Like any teacher, I hope, I’m always interested in new ways to “reach” my students. Of course reaching means different things on different days and with regard to the varieties of topics one covers in history.

With that, this Kathleen Hennessey piece, “College Students Tour Nevada Brothel,” caught my eye late last week. This is the version I saw in the Chicago Tribune. I’m unfamiliar with Hennessey’s writing, so I don’t know if this is a regular topic with her or a special report. But here are some excerpts interspersed with my commentary–including one or two obligatory attempts at humor (all bolds mine):

PAHRUMP, Nev. Nicki Amouri hands her camera to a friend, throws her arm over another and smiles wide as she leans in for a shot with the monument her class came to visit. It’s a typical field trip memento — except that Amouri is in a brothel. The monument is a fluffy, queen-sized bed in a Western-themed party room reserved for VIPs and big spenders.
Amouri was one of a dozen Randolph College [Lynchburg, VA] students who toured the Chicken Ranch, a legal bordello in the desert 60 miles outside Las Vegas. Thursday’s class trip, which included seminars from the working girls, capped a course on American consumption and “the ideas that consume us.”

TL: Great theme. U.S. society does, at times, seem to be consumed with sex. It’s that favoritism for youth, I believe, that came to be a cultural value after World War I—part of what I call American Modernity. But is Chicken Ranch really a monument? I guess it’s not a traditional monument, but it is certainly symbolic. by the way, wasn’t Chicken Ranch the name given to the bordello in that silly movie, The Best Little Whorehouse in Texas?

“I think it’s fascinating, this is fun for me,” said Amouri, a junior at the private liberal arts school in Lynchburg, Va., that until last year admitted only women. “Not many people get to do this.”

TL: You can say that again! But you could also insert “want” for “get” in the last sentence.

Academic and media inquiries are daily occurrences at many of Nevada’s 27 legal brothels. Some shy away from the scrutiny, others, like the Chicken Ranch, welcome the publicity. “We’re always open to trying to educate the public about legalized prostitution,” said Chicken Ranch general manager Debbie Rivenburgh, who acknowledged this was the first class tour request she’d received in 21 years.

TL: I just can’t believe that this was the first class tour request. Surely some ambitious sociology teacher somewhere in Nevada has arranged this before?

The brothel tour was a natural fit for a class that tells students “don’t just study America — live it,” said Julio Rodriguez, the director of the college’s American Culture Program.

TL: Hey Julio, don’t “live it” too much, if you know what I mean?!

Each semester the course examines a strain of American culture and ends with a class trip. Past destinations included post-Katrina New Orleans, Walt Disney World and the Civil Rights Memorial Center in Montgomery, Ala.

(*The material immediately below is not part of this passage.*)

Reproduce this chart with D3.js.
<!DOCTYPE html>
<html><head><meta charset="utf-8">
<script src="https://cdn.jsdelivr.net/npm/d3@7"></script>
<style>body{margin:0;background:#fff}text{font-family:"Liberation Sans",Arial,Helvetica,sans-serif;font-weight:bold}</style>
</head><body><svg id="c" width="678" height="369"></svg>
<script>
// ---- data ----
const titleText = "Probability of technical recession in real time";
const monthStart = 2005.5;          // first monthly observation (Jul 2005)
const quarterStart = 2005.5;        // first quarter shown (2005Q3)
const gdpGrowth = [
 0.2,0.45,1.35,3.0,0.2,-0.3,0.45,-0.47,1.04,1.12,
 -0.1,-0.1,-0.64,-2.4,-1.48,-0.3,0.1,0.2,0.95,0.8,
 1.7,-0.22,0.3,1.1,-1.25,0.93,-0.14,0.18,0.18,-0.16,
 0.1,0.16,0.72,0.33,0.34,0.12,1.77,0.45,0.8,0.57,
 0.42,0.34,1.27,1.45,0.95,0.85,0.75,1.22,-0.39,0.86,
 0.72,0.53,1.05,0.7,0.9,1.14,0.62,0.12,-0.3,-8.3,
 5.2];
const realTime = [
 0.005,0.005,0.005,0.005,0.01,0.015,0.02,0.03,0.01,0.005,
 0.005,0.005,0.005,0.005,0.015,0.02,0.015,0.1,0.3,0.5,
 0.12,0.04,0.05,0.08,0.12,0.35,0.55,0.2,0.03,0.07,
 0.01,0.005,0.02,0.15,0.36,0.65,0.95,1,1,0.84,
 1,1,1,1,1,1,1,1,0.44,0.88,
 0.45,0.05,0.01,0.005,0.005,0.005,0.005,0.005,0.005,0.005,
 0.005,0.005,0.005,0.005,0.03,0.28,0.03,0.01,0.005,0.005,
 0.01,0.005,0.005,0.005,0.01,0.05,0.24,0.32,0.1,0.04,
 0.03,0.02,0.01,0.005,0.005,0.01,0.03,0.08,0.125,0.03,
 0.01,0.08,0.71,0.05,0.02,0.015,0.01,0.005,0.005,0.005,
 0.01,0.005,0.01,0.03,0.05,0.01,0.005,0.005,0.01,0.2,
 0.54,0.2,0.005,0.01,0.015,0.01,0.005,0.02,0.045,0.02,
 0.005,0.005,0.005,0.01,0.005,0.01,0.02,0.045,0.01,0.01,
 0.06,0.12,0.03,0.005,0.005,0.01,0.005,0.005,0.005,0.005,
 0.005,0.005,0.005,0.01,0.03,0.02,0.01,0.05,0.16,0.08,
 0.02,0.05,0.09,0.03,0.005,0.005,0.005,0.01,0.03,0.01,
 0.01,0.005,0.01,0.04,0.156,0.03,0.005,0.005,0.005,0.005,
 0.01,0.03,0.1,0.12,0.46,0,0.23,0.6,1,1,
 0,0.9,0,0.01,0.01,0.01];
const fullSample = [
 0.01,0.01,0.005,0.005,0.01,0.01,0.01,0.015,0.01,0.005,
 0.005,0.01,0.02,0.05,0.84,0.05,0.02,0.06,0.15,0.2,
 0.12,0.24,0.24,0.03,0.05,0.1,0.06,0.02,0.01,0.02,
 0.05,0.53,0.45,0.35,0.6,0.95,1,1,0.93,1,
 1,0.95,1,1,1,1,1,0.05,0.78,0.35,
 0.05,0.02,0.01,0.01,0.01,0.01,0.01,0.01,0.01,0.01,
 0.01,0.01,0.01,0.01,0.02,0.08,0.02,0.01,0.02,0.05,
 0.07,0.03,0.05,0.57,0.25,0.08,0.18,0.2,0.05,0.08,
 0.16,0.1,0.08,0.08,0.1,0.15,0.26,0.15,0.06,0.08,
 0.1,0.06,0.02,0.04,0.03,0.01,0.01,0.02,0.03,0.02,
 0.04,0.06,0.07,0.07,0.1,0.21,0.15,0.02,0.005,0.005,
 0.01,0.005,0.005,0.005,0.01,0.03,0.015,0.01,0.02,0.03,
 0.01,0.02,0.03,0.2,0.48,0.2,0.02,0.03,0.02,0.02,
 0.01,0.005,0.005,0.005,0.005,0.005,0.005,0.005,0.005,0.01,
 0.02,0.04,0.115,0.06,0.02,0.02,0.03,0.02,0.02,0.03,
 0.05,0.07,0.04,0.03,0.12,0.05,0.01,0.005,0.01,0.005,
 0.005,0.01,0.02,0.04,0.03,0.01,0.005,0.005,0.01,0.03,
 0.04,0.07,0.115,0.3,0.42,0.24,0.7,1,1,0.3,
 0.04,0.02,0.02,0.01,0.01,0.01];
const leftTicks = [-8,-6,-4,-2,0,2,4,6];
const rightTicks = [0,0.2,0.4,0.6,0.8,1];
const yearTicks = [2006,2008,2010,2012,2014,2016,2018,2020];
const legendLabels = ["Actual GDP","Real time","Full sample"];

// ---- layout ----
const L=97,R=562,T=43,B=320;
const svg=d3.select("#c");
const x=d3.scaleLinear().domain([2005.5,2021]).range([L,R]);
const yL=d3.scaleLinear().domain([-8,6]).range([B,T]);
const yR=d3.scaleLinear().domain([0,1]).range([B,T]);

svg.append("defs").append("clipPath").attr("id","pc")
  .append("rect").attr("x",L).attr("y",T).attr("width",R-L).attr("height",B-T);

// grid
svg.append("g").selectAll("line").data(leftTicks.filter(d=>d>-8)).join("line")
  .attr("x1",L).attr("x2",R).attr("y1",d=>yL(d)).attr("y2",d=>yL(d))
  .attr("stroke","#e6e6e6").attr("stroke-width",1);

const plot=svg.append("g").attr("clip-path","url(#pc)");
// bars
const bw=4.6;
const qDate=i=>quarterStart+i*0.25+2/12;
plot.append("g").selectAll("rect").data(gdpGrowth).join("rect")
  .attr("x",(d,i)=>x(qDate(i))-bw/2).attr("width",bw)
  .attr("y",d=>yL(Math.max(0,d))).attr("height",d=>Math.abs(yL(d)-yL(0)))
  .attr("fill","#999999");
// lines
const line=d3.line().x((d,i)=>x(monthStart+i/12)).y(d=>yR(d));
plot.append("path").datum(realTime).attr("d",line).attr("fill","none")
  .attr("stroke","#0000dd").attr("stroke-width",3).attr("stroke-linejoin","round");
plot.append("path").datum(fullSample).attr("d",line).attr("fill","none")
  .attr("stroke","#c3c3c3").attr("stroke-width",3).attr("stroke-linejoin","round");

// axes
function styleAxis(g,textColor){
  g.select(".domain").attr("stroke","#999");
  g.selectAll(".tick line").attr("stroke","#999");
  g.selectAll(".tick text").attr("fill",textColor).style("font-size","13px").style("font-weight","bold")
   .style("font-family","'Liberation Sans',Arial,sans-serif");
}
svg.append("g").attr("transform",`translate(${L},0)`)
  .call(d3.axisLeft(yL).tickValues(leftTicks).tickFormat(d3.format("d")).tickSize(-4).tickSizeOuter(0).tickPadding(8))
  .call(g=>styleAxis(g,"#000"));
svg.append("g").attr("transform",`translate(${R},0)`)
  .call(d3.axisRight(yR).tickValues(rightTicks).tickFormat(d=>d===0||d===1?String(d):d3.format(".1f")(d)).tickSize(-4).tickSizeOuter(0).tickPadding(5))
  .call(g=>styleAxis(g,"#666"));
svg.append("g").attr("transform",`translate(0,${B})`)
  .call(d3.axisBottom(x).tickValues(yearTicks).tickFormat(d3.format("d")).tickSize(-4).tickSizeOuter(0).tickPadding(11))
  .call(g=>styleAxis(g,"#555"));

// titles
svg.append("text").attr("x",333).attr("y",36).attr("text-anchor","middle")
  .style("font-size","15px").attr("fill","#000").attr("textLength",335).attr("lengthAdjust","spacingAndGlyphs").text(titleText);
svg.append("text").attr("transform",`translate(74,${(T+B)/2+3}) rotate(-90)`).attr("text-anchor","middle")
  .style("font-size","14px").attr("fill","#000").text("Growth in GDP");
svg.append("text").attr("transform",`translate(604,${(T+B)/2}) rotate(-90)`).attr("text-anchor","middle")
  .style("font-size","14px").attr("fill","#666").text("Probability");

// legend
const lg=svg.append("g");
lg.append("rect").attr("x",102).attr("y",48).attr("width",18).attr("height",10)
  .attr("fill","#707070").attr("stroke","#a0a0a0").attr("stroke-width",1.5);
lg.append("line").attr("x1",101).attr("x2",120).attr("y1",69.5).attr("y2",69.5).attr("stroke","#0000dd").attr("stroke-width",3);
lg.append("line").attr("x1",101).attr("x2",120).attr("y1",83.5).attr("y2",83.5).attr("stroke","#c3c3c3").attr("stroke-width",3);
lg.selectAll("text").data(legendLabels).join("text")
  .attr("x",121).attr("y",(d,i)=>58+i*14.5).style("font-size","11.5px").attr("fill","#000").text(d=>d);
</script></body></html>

TL: This seems perfectly reasonable.

This year’s focus on Nevada started with a professor’s interest in water rights and conservation. It grew to include discussions of the wedding and entertainment industries and, inevitably, prostitution. Nevada is the only state where prostitution is legal. Brothels are allowed in 10 Nevada counties, though not in Las Vegas. As part of their research, students were assigned The Beauty Myth, by feminist author Naomi Wolf, Fear and Loathing in Las Vegas, by Hunter S. Thompson, and a “20/20” episode on prostitution with Diane Sawyer, among other research, professors said.

TL: Hmm…This seems to have gotten a bit off-track (perhaps?) by focusing on a state rather than a theme. Or maybe this was the goal after all, based on the reading list? Perhaps the reading list was decided mid-course or after the fact.

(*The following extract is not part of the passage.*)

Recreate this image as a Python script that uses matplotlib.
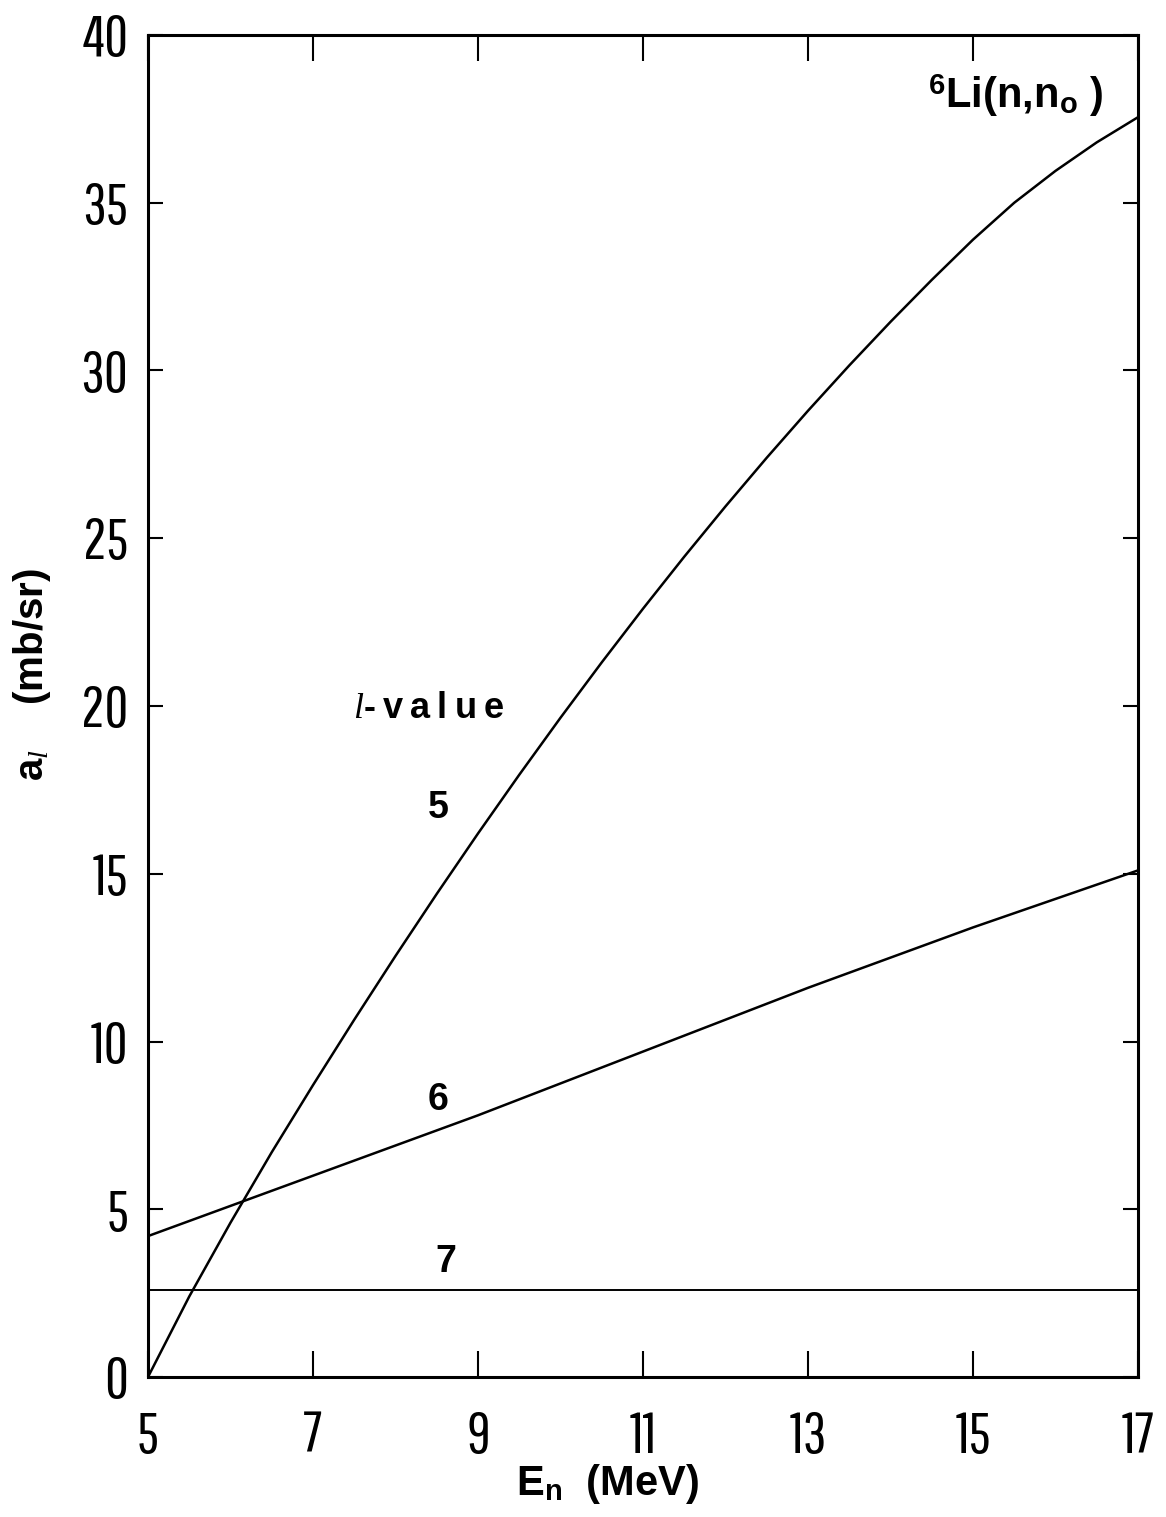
import matplotlib
matplotlib.use("Agg")
import matplotlib.pyplot as plt
from matplotlib import font_manager

# energies (MeV) and Legendre coefficients a_l (mb/sr)
energy = [5.0, 5.5, 6.0, 6.5, 7.0, 7.5, 8.0, 8.5, 9.0, 9.5, 10.0, 10.5, 11.0,
          11.5, 12.0, 12.5, 13.0, 13.5, 14.0, 14.5, 15.0, 15.5, 16.0, 16.5, 17.0]
a5 = [0.0, 2.4, 4.6, 6.7, 8.7, 10.65, 12.55, 14.4, 16.2, 17.95, 19.65, 21.3, 22.9,
      24.45, 25.95, 27.4, 28.8, 30.15, 31.45, 32.7, 33.9, 35.0, 35.95, 36.8, 37.55]
energy6 = [5, 6, 7, 8, 9, 10, 11, 12, 13, 14, 15, 16, 17]
a6 = [4.2, 5.1, 6.0, 6.9, 7.8, 8.75, 9.7, 10.65, 11.6, 12.5, 13.4, 14.25, 15.1]
energy7 = [5, 17]
a7 = [2.6, 2.6]

xticks = [5, 7, 9, 11, 13, 15, 17]
yticks = [0, 5, 10, 15, 20, 25, 30, 35, 40]

names = {f.name for f in font_manager.fontManager.ttflist}
tick_font = "DejaVu Sans"
for cand in ["Pathway Gothic One", "Oswald", "Roboto Condensed", "Archivo Narrow"]:
    if cand in names:
        tick_font = cand
        break

plt.rcParams["font.family"] = ["Liberation Sans", "DejaVu Sans"]
plt.rcParams["mathtext.fontset"] = "custom"
plt.rcParams["mathtext.rm"] = "Liberation Sans:bold"
plt.rcParams["mathtext.bf"] = "Liberation Sans:bold"
plt.rcParams["mathtext.it"] = "Liberation Serif:italic"

fig = plt.figure(figsize=(11.66, 15.17), dpi=100)
ax = fig.add_axes([148 / 1166, 1 - 1377 / 1517, (1138 - 148) / 1166, (1377 - 35) / 1517])

ax.plot(energy, a5, color="black", lw=1.8)
ax.plot(energy6, a6, color="black", lw=1.8)
ax.plot(energy7, a7, color="black", lw=1.4)

ax.set_xlim(5, 17)
ax.set_ylim(0, 40)
ax.set_xticks(xticks)
ax.set_yticks(yticks)
ax.set_xticklabels([str(v) for v in xticks], fontfamily=tick_font, fontsize=42)
ax.set_yticklabels([str(v) for v in yticks], fontfamily=tick_font, fontsize=42)

ax.tick_params(axis="x", direction="in", top=True, length=19, width=1.5, pad=24)
ax.tick_params(axis="y", direction="in", right=True, length=11, width=1.5, pad=14)
for s in ax.spines.values():
    s.set_linewidth(2.2)

# curve labels
ax.text(7.49, 19.94, "$\\mathit{l}$-\u2009v\u2009a\u2009l\u2009u\u2009e", fontsize=26,
        fontweight="bold", ha="left", va="center")
ax.text(8.52, 16.96, "5", fontsize=27, fontweight="bold", ha="center", va="center")
ax.text(8.52, 8.26, "6", fontsize=27, fontweight="bold", ha="center", va="center")
ax.text(8.61, 3.43, "7", fontsize=27, fontweight="bold", ha="center", va="center")

fig.text(928 / 1166, 1 - 108 / 1517, "$^{6}$Li(n,n$_{\\mathrm{o}}$ )", fontsize=30,
         fontweight="bold", ha="left", va="baseline")

fig.text(608 / 1166, 1 - 1495 / 1517, "E$_{\\mathrm{n}}$  (MeV)", fontsize=30,
         fontweight="bold", ha="center", va="baseline")
fig.text(32 / 1166, 1 - 675 / 1517, "a$_{\\mathit{l}}$    (mb/sr)", fontsize=29,
         fontweight="bold", ha="center", va="center", rotation=90)

fig.savefig("out.png", dpi=100)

“We gave them all the option to either opt out or express reservations privately. No one did,” said Rodriguez, adding that he received no objections from parents or administrators.

TL: Uh, prior to this article—I’m sure the objections have come in since! And why would parents be in any authoritative place to object to the content of a college course offered to adults? I used to show the film Black Robe, in its entirety, in my pre-Civil War history surveys. Black Robe contained two explicit sex scenes. All I did in preparation (since no one ever told me about any restrictions on this) was warn them verbally in class before the film about the scenes.

Prostitutes at the Chicken Ranch had plenty of reservations. Most don’t jump at the chance to talk to strangers about what they do, Rivenburgh said. They worry about friends or family finding out. They know how others see them. It can be uncomfortable. “Ninety-nine percent of the working girls will not participate. Each
woman’s got her reason and her limitations,” Rivenburgh said. “I couldn’t have done better with the two that said yes, though.”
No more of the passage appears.